Stated problem:
Count how many lines hold the word "matplotlib" and give that number as the whole answer.

Supplied information:
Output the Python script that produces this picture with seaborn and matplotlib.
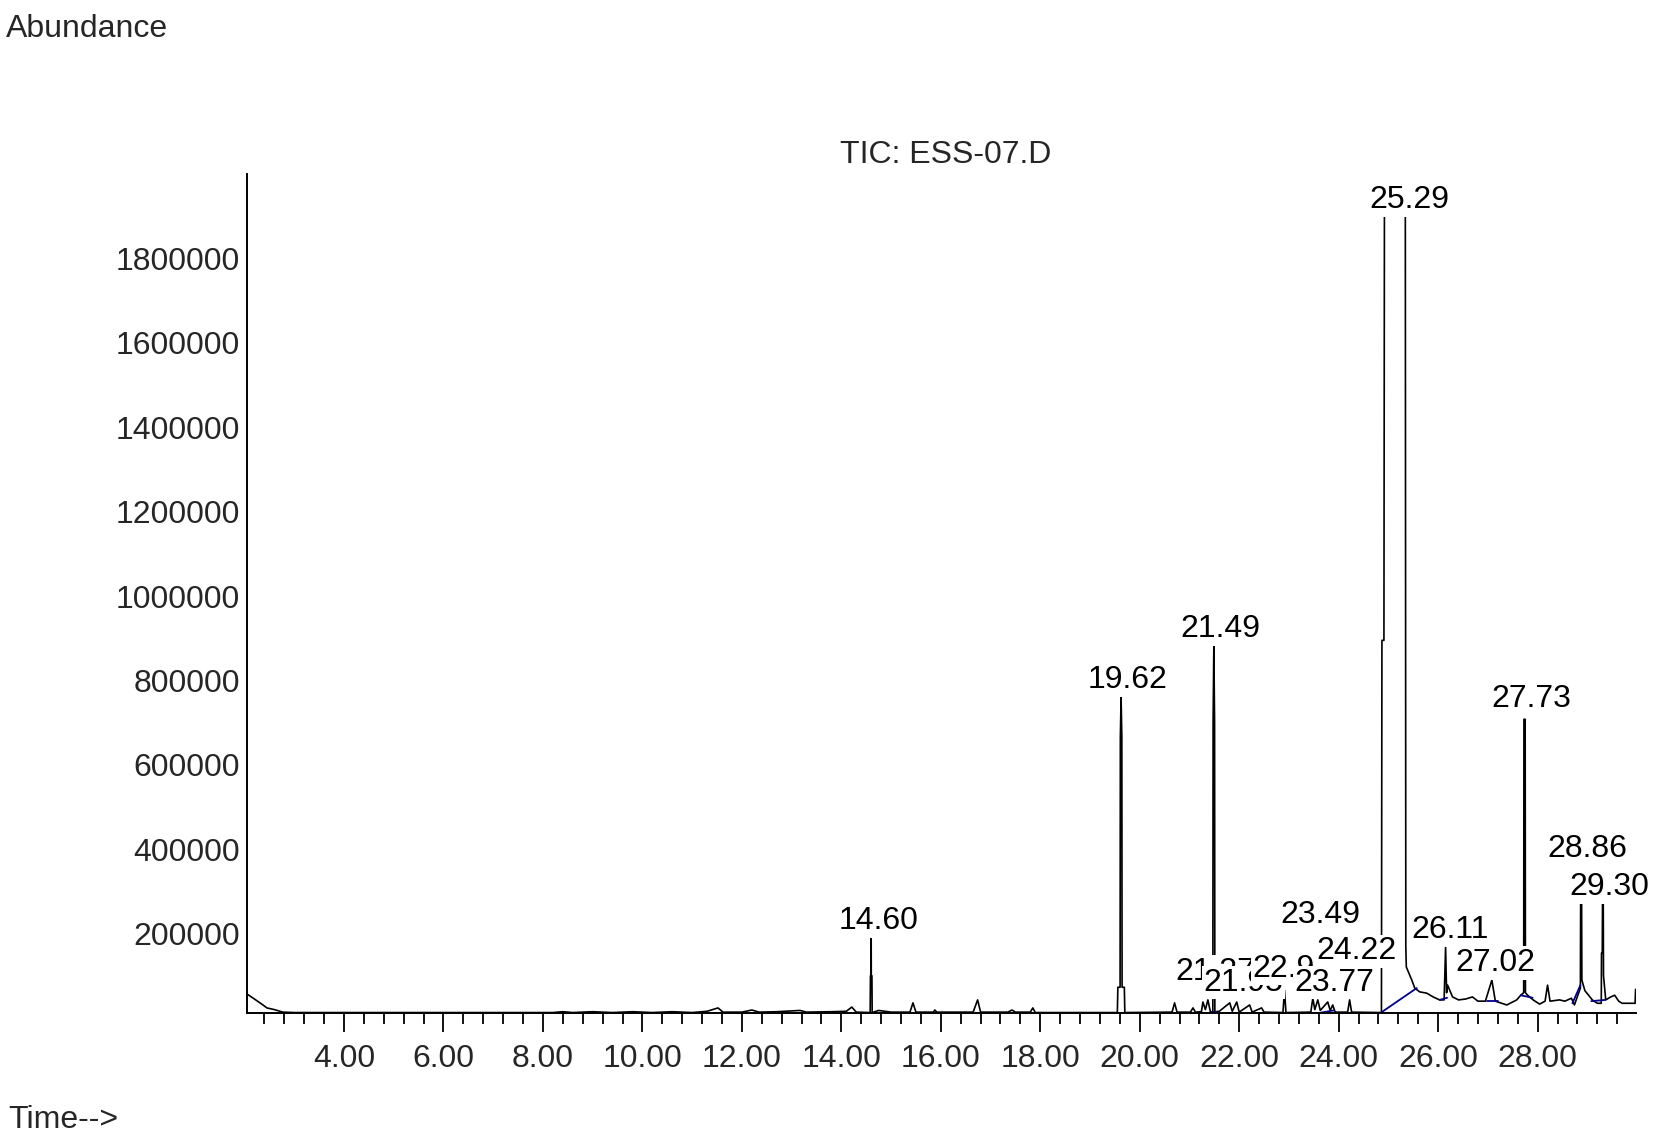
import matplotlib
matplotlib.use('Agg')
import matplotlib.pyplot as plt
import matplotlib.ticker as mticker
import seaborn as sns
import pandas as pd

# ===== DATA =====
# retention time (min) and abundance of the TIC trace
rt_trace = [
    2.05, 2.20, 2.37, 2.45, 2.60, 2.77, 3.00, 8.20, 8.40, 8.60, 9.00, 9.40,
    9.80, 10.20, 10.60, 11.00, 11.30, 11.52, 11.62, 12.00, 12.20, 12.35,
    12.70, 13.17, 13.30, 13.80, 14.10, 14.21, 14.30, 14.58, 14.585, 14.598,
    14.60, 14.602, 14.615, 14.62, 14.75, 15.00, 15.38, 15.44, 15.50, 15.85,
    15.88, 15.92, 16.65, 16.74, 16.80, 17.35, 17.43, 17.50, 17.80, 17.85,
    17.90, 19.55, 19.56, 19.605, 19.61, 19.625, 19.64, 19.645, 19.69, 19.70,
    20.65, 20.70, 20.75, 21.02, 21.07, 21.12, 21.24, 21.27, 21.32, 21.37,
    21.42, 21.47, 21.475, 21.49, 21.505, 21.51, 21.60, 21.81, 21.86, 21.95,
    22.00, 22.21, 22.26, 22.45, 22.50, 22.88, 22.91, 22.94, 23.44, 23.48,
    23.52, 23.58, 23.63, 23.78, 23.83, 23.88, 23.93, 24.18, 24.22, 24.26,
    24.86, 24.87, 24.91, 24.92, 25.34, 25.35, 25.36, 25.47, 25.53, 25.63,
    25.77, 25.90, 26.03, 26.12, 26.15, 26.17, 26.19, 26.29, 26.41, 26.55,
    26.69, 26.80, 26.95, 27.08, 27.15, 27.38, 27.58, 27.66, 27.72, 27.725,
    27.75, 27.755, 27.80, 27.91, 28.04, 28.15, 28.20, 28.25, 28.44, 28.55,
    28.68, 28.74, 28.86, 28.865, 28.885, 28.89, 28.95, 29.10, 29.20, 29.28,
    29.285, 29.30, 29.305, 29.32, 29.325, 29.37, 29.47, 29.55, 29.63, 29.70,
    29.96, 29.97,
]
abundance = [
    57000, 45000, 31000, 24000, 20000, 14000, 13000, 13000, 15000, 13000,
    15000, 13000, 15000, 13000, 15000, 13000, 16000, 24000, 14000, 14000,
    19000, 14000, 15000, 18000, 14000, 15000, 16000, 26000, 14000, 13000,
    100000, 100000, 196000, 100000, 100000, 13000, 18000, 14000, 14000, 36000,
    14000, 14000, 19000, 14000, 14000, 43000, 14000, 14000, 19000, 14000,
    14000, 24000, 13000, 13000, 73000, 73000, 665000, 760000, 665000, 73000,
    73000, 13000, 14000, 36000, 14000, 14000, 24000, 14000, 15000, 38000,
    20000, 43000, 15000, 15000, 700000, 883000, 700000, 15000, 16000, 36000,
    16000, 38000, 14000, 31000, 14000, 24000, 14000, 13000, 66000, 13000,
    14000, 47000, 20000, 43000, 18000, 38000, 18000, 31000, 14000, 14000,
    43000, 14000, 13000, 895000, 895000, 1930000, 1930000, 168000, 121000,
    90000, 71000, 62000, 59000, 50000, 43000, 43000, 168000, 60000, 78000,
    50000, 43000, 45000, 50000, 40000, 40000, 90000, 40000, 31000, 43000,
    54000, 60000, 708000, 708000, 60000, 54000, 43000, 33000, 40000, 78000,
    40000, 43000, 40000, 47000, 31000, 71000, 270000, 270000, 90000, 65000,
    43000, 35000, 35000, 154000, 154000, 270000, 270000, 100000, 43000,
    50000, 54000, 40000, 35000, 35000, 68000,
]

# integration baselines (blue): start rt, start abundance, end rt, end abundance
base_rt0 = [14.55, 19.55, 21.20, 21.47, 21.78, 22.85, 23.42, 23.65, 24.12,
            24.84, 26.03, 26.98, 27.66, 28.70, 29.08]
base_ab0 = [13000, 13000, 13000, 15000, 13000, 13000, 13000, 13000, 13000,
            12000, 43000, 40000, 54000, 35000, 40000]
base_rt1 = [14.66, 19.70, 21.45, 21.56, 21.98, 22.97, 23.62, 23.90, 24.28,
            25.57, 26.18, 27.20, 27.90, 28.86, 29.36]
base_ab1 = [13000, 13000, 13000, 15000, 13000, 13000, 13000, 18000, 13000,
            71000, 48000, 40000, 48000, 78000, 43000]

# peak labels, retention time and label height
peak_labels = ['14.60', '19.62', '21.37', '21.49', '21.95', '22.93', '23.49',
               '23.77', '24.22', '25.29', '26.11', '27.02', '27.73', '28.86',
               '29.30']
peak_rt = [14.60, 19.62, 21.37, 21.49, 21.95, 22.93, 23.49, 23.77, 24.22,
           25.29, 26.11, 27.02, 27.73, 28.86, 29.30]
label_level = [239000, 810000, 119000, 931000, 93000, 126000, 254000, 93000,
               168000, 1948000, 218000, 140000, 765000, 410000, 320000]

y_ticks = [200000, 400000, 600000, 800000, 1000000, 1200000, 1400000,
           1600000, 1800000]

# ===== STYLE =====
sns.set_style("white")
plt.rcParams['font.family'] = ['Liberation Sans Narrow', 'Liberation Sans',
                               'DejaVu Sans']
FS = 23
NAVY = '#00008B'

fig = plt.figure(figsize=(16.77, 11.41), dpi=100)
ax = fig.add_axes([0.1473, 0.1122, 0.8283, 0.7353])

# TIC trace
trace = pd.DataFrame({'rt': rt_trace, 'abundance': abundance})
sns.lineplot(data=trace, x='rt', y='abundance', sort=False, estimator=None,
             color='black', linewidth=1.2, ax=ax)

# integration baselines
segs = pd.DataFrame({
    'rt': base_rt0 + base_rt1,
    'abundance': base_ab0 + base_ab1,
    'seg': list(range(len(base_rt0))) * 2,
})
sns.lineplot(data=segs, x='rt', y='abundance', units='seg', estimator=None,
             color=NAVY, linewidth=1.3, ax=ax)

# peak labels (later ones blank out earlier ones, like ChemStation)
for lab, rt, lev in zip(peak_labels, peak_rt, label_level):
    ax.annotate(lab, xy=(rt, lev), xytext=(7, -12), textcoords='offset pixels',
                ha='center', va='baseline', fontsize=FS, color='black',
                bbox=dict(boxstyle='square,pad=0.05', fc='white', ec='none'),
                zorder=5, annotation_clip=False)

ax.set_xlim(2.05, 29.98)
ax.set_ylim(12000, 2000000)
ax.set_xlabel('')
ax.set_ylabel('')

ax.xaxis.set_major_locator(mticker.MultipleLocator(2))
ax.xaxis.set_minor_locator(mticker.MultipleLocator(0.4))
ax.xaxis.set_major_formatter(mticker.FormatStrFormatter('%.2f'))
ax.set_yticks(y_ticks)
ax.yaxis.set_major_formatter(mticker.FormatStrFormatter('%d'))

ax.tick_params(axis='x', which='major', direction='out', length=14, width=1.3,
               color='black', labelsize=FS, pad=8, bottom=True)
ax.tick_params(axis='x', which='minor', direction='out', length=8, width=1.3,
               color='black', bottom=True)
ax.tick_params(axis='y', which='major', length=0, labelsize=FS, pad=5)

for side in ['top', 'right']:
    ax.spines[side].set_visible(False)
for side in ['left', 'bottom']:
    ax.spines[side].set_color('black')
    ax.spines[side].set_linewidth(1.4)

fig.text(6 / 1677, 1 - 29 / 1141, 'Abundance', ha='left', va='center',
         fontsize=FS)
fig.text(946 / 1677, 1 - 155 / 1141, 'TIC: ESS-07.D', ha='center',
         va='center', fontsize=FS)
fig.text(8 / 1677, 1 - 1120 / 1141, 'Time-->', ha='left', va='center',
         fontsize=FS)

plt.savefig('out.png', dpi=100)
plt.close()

Result of the task:
5